Excel is best for non-specialists.
Business stakeholders are not technically–skilled enough to understand data if you present it in Python or R. That’s why they find data scientists who can communicate their findings in simplicity to the stakeholders for collaborative growth of the business.
Therefore, as the data scientist in the business, you can comfortably use Excel to export and share the information with the team. You can use other tools to manipulate the data, but use the ‘export to Excel’ function to package and share the information.
Excel is perfect for small data.
Data scientists dealing with small projects mostly use Excel to do their preliminary analysis. The ease in editing small-scale 2-D data and the excellent integration with other software tools make it an indispensable tool for data analysis.
Stakeholders may also entertain a back and forth exchange on a spreadsheet for smaller projects, especially where financial data is in question, and an entire data program is not necessary.
Excel is an excellent tool for work schedules.
Working in a team means that every team member has some tasks assigned to them. Team managers take advantage of Excel’s Scheduling feature to assign tasks to team members, outlining the project status, project deadline, and delivery status.
It’s used to store customer data in organizations.
Excel offers the simplest platform to store customer and client contact information in business organizations. The data is easily accessible and remains unaltered.
Such data requires little to no manipulation but can be updated constantly to keep the information relevant.
Downsides of using Excel as a data scientist
Excel is suitable for a data scientist but not good enough. Here are some reasons why.
Data is prone to distortion.
Data distortion happens when using tools and features on spreadsheets.
For example, if you’re changing data representation from tables to pie charts or graphs, data can get distorted through rounding-offs and estimations.
If that happens, the whole project is wrecked, and the results become inconsistent.
There’s possible historical data loss.
When updating data, a data scientist faces the risk of losing past data already in the database. If such a loss happens, data analysis efforts can paralyze and making it difficult to identify trends from past data.
It’s difficult to achieve accuracy on Excel.
Excel lacks tools for accurate data parsing, and it’s super easy to make mistakes when entering numerical data.
Not to mean that you can make mistakes on other platforms, but it’s far worse when working on Excel. If at one point you make an error in Excel, you’ll have a difficult time figuring it out.
Data reproducibility is difficult in Excel.
The number one reason for data analysis is to communicate and explain it to others.

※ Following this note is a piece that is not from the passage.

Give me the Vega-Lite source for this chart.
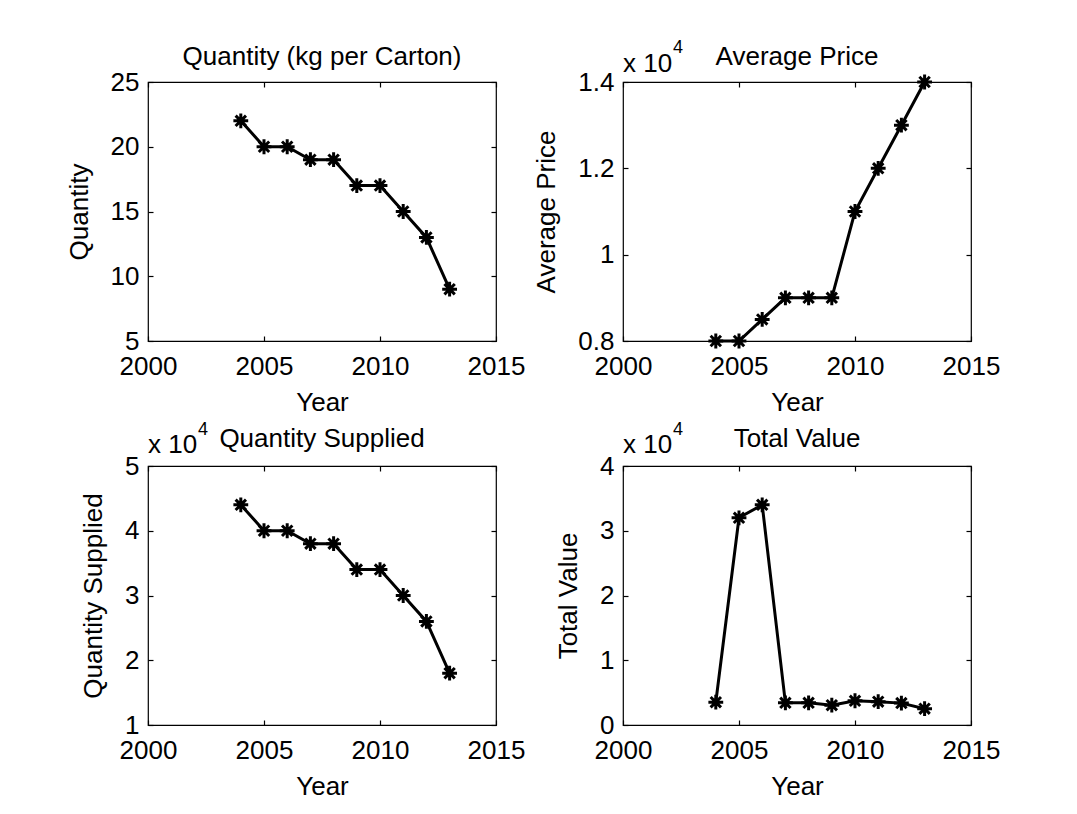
{
  "$schema": "https://vega.github.io/schema/vega-lite/v6.json",
  "background": "white",
  "padding": {"left": 65, "top": 38, "right": 5, "bottom": 5},
  "datasets": {
    "d": [
      {"Year": 2004, "Quantity": 22, "AveragePrice": 8000, "QuantitySupplied": 44000, "TotalValue": 3520},
      {"Year": 2005, "Quantity": 20, "AveragePrice": 8000, "QuantitySupplied": 40000, "TotalValue": 32000},
      {"Year": 2006, "Quantity": 20, "AveragePrice": 8500, "QuantitySupplied": 40000, "TotalValue": 34000},
      {"Year": 2007, "Quantity": 19, "AveragePrice": 9000, "QuantitySupplied": 38000, "TotalValue": 3420},
      {"Year": 2008, "Quantity": 19, "AveragePrice": 9000, "QuantitySupplied": 38000, "TotalValue": 3420},
      {"Year": 2009, "Quantity": 17, "AveragePrice": 9000, "QuantitySupplied": 34000, "TotalValue": 3060},
      {"Year": 2010, "Quantity": 17, "AveragePrice": 11000, "QuantitySupplied": 34000, "TotalValue": 3740},
      {"Year": 2011, "Quantity": 15, "AveragePrice": 12000, "QuantitySupplied": 30000, "TotalValue": 3600},
      {"Year": 2012, "Quantity": 13, "AveragePrice": 13000, "QuantitySupplied": 26000, "TotalValue": 3380},
      {"Year": 2013, "Quantity": 9, "AveragePrice": 14000, "QuantitySupplied": 18000, "TotalValue": 2520}
    ],
    "one": [{"label": "x 10", "exp": "4"}]
  },
  "data": {"name": "d"},
  "columns": 2,
  "bounds": "flush",
  "spacing": {"row": 125, "column": 127},
  "concat": [
    {
      "width": 348, "height": 259,
      "title": {"text": "Quantity (kg per Carton)"},
      "layer": [
        {"mark": {"type": "line", "color": "black", "strokeWidth": 3},
         "encoding": {
           "x": {"field": "Year", "type": "quantitative", "scale": {"domain": [2000, 2015], "nice": false, "zero": false}, "axis": {"orient": "bottom", "values": [2000, 2005, 2010, 2015], "format": "d", "title": "Year"}},
           "y": {"field": "Quantity", "type": "quantitative", "scale": {"domain": [5, 25], "nice": false, "zero": false}, "axis": {"orient": "left", "values": [5, 10, 15, 20, 25], "title": "Quantity"}}}},
        {"mark": {"type": "point", "shape": "M-1,0H1M0,-1V1M-0.7,-0.7L0.7,0.7M-0.7,0.7L0.7,-0.7", "filled": false, "color": "black", "strokeWidth": 3, "size": 220, "opacity": 1},
         "encoding": {
           "x": {"field": "Year", "type": "quantitative", "axis": {"orient": "top", "values": [2000, 2005, 2010, 2015], "labels": false, "title": null}},
           "y": {"field": "Quantity", "type": "quantitative", "axis": {"orient": "right", "values": [5, 10, 15, 20, 25], "labels": false, "title": null}}}}
      ],
      "resolve": {"axis": {"x": "independent", "y": "independent"}}
    },
    {
      "width": 348, "height": 259,
      "title": {"text": "Average Price", "dy": 30},
      "layer": [
        {"mark": {"type": "line", "color": "black", "strokeWidth": 3},
         "encoding": {
           "x": {"field": "Year", "type": "quantitative", "scale": {"domain": [2000, 2015], "nice": false, "zero": false}, "axis": {"orient": "bottom", "values": [2000, 2005, 2010, 2015], "format": "d", "title": "Year"}},
           "y": {"field": "AveragePrice", "type": "quantitative", "scale": {"domain": [8000, 14000], "nice": false, "zero": false}, "axis": {"orient": "left", "values": [8000, 10000, 12000, 14000], "labelExpr": "'' + datum.value / 10000", "title": "Average Price"}}}},
        {"mark": {"type": "point", "shape": "M-1,0H1M0,-1V1M-0.7,-0.7L0.7,0.7M-0.7,0.7L0.7,-0.7", "filled": false, "color": "black", "strokeWidth": 3, "size": 220, "opacity": 1},
         "encoding": {
           "x": {"field": "Year", "type": "quantitative", "axis": {"orient": "top", "values": [2000, 2005, 2010, 2015], "labels": false, "title": null}},
           "y": {"field": "AveragePrice", "type": "quantitative", "axis": {"orient": "right", "values": [8000, 10000, 12000, 14000], "labels": false, "title": null}}}},
        {"data": {"name": "one"},
         "mark": {"type": "text", "align": "left", "baseline": "alphabetic", "dy": -10, "fontSize": 26, "color": "black"},
         "encoding": {"text": {"field": "label"}, "x": {"datum": 2000, "type": "quantitative", "axis": null}, "y": {"datum": 14000, "type": "quantitative", "axis": null}}},
        {"data": {"name": "one"},
         "mark": {"type": "text", "align": "left", "baseline": "alphabetic", "dx": 50, "dy": -29, "fontSize": 18, "color": "black"},
         "encoding": {"text": {"field": "exp"}, "x": {"datum": 2000, "type": "quantitative", "axis": null}, "y": {"datum": 14000, "type": "quantitative", "axis": null}}}
      ],
      "resolve": {"axis": {"x": "independent", "y": "independent"}}
    },
    {
      "width": 348, "height": 259,
      "title": {"text": "Quantity Supplied", "dy": 30},
      "layer": [
        {"mark": {"type": "line", "color": "black", "strokeWidth": 3},
         "encoding": {
           "x": {"field": "Year", "type": "quantitative", "scale": {"domain": [2000, 2015], "nice": false, "zero": false}, "axis": {"orient": "bottom", "values": [2000, 2005, 2010, 2015], "format": "d", "title": "Year"}},
           "y": {"field": "QuantitySupplied", "type": "quantitative", "scale": {"domain": [10000, 50000], "nice": false, "zero": false}, "axis": {"orient": "left", "values": [10000, 20000, 30000, 40000, 50000], "labelExpr": "'' + datum.value / 10000", "title": "Quantity Supplied"}}}},
        {"mark": {"type": "point", "shape": "M-1,0H1M0,-1V1M-0.7,-0.7L0.7,0.7M-0.7,0.7L0.7,-0.7", "filled": false, "color": "black", "strokeWidth": 3, "size": 220, "opacity": 1},
         "encoding": {
           "x": {"field": "Year", "type": "quantitative", "axis": {"orient": "top", "values": [2000, 2005, 2010, 2015], "labels": false, "title": null}},
           "y": {"field": "QuantitySupplied", "type": "quantitative", "axis": {"orient": "right", "values": [10000, 20000, 30000, 40000, 50000], "labels": false, "title": null}}}},
        {"data": {"name": "one"},
         "mark": {"type": "text", "align": "left", "baseline": "alphabetic", "dy": -13, "fontSize": 26, "color": "black"},
         "encoding": {"text": {"field": "label"}, "x": {"datum": 2000, "type": "quantitative", "axis": null}, "y": {"datum": 50000, "type": "quantitative", "axis": null}}},
        {"data": {"name": "one"},
         "mark": {"type": "text", "align": "left", "baseline": "alphabetic", "dx": 50, "dy": -31, "fontSize": 18, "color": "black"},
         "encoding": {"text": {"field": "exp"}, "x": {"datum": 2000, "type": "quantitative", "axis": null}, "y": {"datum": 50000, "type": "quantitative", "axis": null}}}
      ],
      "resolve": {"axis": {"x": "independent", "y": "independent"}}
    },
    {
      "width": 348, "height": 259,
      "title": {"text": "Total Value", "dy": 30},
      "layer": [
        {"mark": {"type": "line", "color": "black", "strokeWidth": 3},
         "encoding": {
           "x": {"field": "Year", "type": "quantitative", "scale": {"domain": [2000, 2015], "nice": false, "zero": false}, "axis": {"orient": "bottom", "values": [2000, 2005, 2010, 2015], "format": "d", "title": "Year"}},
           "y": {"field": "TotalValue", "type": "quantitative", "scale": {"domain": [0, 40000], "nice": false, "zero": false}, "axis": {"orient": "left", "values": [0, 10000, 20000, 30000, 40000], "labelExpr": "'' + datum.value / 10000", "title": "Total Value"}}}},
        {"mark": {"type": "point", "shape": "M-1,0H1M0,-1V1M-0.7,-0.7L0.7,0.7M-0.7,0.7L0.7,-0.7", "filled": false, "color": "black", "strokeWidth": 3, "size": 220, "opacity": 1},
         "encoding": {
           "x": {"field": "Year", "type": "quantitative", "axis": {"orient": "top", "values": [2000, 2005, 2010, 2015], "labels": false, "title": null}},
           "y": {"field": "TotalValue", "type": "quantitative", "axis": {"orient": "right", "values": [0, 10000, 20000, 30000, 40000], "labels": false, "title": null}}}},
        {"data": {"name": "one"},
         "mark": {"type": "text", "align": "left", "baseline": "alphabetic", "dy": -13, "fontSize": 26, "color": "black"},
         "encoding": {"text": {"field": "label"}, "x": {"datum": 2000, "type": "quantitative", "axis": null}, "y": {"datum": 40000, "type": "quantitative", "axis": null}}},
        {"data": {"name": "one"},
         "mark": {"type": "text", "align": "left", "baseline": "alphabetic", "dx": 50, "dy": -31, "fontSize": 18, "color": "black"},
         "encoding": {"text": {"field": "exp"}, "x": {"datum": 2000, "type": "quantitative", "axis": null}, "y": {"datum": 40000, "type": "quantitative", "axis": null}}}
      ],
      "resolve": {"axis": {"x": "independent", "y": "independent"}}
    }
  ],
  "config": {
    "font": "Liberation Sans",
    "view": {"stroke": "black", "strokeWidth": 1.2},
    "axis": {"domain": false, "grid": false, "ticks": true, "tickColor": "black", "tickSize": -5, "tickWidth": 1.2, "labelFont": "Liberation Sans", "labelFontSize": 26, "labelColor": "black", "labelFlush": false, "labelOverlap": false, "titleFont": "Liberation Sans", "titleFontSize": 26, "titleFontWeight": "normal", "titleColor": "black"},
    "axisX": {"labelPadding": 17, "titlePadding": 10},
    "axisY": {"labelPadding": 14, "titlePadding": 18},
    "title": {"font": "Liberation Sans", "fontSize": 26, "fontWeight": "normal", "color": "black", "frame": "group", "anchor": "middle", "offset": -1}
  }
}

However, in Excel, it’s almost impossible to explain the steps you followed to get your final result unless you open the original document and re-do the analysis.
In other programs like R, you’ll only need to press ‘Enter,’ and you can re-run the whole analysis and even add comments at every stage.
Conclusion
Excel may not be the best resume-building skill for data science, but its significance as a data management tool is undeniable. It’s only designed to handle so much, and therefore its limits cannot be overstretched.
For most data scientists, what matters is a complete data analysis with useful information to steer the business forward, regardless of the tool used to achieve it. And, if that tool is Excel, why not use it!